EXERCISE DESCRIPTION
Pick out all lines in the listing holding the string "with" and copy them.

*** DATASET EXTRACT ***

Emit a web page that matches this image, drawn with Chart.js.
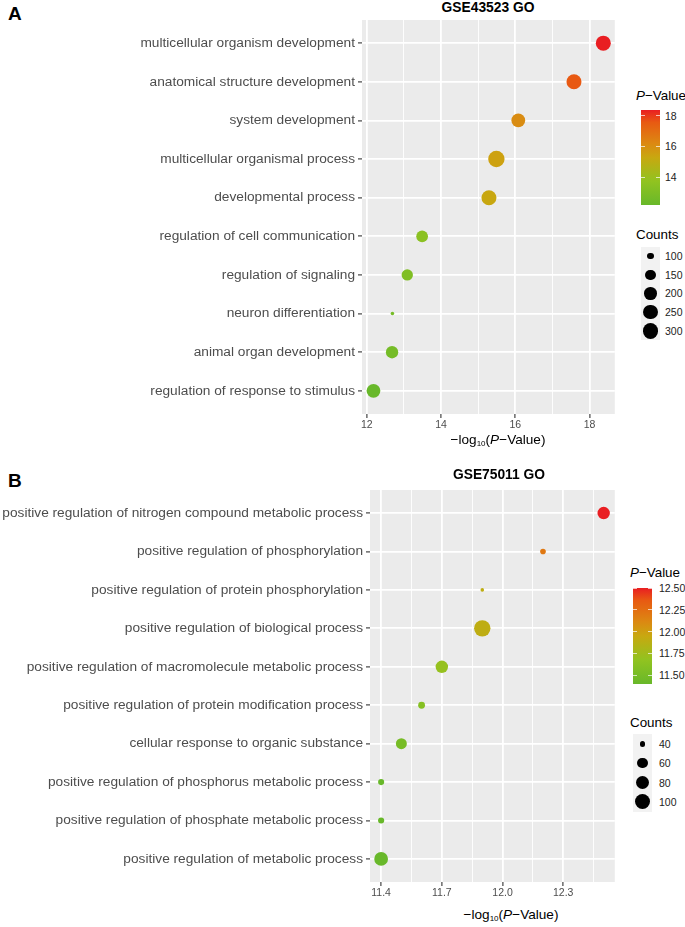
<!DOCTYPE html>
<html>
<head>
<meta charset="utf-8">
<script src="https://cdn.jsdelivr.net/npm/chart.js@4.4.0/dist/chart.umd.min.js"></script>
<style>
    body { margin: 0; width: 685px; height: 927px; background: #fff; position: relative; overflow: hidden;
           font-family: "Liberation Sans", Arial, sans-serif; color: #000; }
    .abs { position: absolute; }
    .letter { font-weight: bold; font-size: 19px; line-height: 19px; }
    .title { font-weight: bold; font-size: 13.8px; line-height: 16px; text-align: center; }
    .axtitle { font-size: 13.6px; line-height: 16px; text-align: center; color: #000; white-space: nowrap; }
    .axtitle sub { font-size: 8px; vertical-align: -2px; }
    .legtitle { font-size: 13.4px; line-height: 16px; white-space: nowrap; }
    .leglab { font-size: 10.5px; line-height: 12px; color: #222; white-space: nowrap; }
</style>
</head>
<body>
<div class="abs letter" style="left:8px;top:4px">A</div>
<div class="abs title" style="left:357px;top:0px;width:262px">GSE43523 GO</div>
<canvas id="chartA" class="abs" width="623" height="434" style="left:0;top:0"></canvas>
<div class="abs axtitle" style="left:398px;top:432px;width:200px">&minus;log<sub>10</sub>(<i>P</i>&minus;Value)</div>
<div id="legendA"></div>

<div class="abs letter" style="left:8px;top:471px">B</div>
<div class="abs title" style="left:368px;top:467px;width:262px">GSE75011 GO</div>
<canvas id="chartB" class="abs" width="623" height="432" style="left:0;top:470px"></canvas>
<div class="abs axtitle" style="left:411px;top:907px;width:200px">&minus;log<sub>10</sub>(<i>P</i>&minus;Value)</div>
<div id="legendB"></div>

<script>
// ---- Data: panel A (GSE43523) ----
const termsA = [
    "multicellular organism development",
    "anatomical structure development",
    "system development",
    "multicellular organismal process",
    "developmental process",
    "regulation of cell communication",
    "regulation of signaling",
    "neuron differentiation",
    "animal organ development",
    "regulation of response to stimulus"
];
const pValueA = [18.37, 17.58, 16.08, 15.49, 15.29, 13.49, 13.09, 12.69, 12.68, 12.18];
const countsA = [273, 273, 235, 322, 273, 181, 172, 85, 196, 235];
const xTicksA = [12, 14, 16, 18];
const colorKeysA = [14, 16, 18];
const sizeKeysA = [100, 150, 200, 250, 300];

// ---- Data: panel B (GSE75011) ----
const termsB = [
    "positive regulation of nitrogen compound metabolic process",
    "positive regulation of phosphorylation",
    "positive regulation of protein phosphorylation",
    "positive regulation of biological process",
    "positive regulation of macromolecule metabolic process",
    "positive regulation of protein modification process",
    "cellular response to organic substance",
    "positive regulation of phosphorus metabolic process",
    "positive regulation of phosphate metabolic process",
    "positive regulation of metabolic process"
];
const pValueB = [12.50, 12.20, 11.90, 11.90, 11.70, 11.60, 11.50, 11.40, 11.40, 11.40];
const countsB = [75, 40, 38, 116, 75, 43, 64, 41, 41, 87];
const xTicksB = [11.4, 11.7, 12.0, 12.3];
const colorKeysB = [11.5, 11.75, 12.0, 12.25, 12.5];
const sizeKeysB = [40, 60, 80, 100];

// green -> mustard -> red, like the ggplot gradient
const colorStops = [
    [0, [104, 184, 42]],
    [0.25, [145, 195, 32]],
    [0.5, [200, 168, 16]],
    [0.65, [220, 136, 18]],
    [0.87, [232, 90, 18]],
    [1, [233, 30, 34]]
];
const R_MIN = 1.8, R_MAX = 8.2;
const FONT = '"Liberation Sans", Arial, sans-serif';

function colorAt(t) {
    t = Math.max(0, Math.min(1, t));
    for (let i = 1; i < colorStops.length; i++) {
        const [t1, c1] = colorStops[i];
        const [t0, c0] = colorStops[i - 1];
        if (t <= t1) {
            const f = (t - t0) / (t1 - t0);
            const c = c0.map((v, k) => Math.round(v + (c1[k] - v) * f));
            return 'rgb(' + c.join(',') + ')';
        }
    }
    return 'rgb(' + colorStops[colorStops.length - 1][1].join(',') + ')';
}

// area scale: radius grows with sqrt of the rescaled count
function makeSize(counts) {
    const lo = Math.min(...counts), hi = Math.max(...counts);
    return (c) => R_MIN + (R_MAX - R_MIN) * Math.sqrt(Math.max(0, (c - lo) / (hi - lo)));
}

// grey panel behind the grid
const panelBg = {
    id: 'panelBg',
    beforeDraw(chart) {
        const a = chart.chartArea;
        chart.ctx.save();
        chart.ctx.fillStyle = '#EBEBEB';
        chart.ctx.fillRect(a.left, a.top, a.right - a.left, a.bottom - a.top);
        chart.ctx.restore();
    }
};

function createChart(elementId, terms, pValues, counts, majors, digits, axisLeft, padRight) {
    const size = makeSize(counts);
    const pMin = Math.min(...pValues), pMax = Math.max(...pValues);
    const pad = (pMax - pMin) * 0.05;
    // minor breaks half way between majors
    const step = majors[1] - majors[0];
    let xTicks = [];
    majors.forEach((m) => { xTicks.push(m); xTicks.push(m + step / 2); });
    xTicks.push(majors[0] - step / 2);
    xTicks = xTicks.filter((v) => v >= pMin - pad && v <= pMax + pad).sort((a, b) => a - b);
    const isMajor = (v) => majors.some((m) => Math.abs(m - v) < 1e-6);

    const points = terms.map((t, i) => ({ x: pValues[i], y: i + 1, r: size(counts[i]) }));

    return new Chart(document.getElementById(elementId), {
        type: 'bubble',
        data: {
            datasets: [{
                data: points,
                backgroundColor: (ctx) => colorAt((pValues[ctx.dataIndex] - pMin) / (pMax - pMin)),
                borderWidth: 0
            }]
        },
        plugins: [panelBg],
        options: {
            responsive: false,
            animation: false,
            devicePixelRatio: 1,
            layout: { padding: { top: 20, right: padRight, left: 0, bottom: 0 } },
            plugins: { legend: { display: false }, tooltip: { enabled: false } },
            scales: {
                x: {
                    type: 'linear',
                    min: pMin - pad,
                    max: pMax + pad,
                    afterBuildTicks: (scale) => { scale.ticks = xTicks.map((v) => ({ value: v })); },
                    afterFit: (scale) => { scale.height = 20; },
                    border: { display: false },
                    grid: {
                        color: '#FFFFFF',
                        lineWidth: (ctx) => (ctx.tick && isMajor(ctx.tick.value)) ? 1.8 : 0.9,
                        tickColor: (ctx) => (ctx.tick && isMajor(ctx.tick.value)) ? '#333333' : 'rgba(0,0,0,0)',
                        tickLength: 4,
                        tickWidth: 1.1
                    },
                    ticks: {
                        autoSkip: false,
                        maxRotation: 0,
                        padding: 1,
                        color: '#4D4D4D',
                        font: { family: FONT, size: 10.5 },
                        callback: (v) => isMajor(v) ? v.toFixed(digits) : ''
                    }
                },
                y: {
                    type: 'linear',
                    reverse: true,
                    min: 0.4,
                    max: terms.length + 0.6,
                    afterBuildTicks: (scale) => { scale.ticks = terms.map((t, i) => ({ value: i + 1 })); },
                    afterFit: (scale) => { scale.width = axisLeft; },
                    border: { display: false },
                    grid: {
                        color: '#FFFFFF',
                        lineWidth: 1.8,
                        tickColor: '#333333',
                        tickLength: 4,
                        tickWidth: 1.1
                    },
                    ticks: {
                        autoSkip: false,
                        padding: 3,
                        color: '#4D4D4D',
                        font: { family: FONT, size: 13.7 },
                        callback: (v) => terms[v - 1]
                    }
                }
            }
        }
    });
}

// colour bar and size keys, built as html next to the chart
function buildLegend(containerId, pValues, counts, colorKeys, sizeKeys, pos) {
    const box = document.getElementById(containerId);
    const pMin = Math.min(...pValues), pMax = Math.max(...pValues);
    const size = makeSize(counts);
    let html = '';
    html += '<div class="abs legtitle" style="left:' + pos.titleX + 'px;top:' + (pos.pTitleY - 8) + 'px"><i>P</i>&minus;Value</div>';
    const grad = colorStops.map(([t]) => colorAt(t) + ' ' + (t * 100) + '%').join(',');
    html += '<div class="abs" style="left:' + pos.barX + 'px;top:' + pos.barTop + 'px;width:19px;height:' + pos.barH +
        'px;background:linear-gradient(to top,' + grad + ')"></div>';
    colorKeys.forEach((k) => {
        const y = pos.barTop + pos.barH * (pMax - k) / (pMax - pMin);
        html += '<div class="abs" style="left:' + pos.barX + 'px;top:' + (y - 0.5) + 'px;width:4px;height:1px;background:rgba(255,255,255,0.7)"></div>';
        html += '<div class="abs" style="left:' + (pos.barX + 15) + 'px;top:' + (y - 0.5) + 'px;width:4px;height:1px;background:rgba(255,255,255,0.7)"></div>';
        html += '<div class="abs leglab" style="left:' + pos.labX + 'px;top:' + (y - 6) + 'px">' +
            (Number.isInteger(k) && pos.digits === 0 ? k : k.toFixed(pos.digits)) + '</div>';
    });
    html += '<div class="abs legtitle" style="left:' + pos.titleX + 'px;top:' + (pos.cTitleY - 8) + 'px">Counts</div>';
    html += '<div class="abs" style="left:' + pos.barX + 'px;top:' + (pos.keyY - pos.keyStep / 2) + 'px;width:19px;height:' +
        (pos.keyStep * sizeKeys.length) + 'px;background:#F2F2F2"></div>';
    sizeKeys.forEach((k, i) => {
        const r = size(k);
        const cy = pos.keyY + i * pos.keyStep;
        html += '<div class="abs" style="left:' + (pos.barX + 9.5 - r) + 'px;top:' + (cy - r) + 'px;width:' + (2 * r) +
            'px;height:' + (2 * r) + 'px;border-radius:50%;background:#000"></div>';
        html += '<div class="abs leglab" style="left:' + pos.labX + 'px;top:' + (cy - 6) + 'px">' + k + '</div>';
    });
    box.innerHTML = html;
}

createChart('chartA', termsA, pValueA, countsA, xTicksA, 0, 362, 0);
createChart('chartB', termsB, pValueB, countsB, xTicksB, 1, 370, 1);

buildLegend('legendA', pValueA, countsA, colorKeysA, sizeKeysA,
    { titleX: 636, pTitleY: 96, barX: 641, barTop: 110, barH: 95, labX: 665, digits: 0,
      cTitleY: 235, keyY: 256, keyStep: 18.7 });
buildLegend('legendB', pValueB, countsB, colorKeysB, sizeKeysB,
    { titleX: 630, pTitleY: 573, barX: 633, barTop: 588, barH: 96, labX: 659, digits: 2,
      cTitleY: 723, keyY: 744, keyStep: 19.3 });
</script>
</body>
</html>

***

WORKED ANSWER
Emit a web page that matches this image, drawn with Chart.js.
// area scale: radius grows with sqrt of the rescaled count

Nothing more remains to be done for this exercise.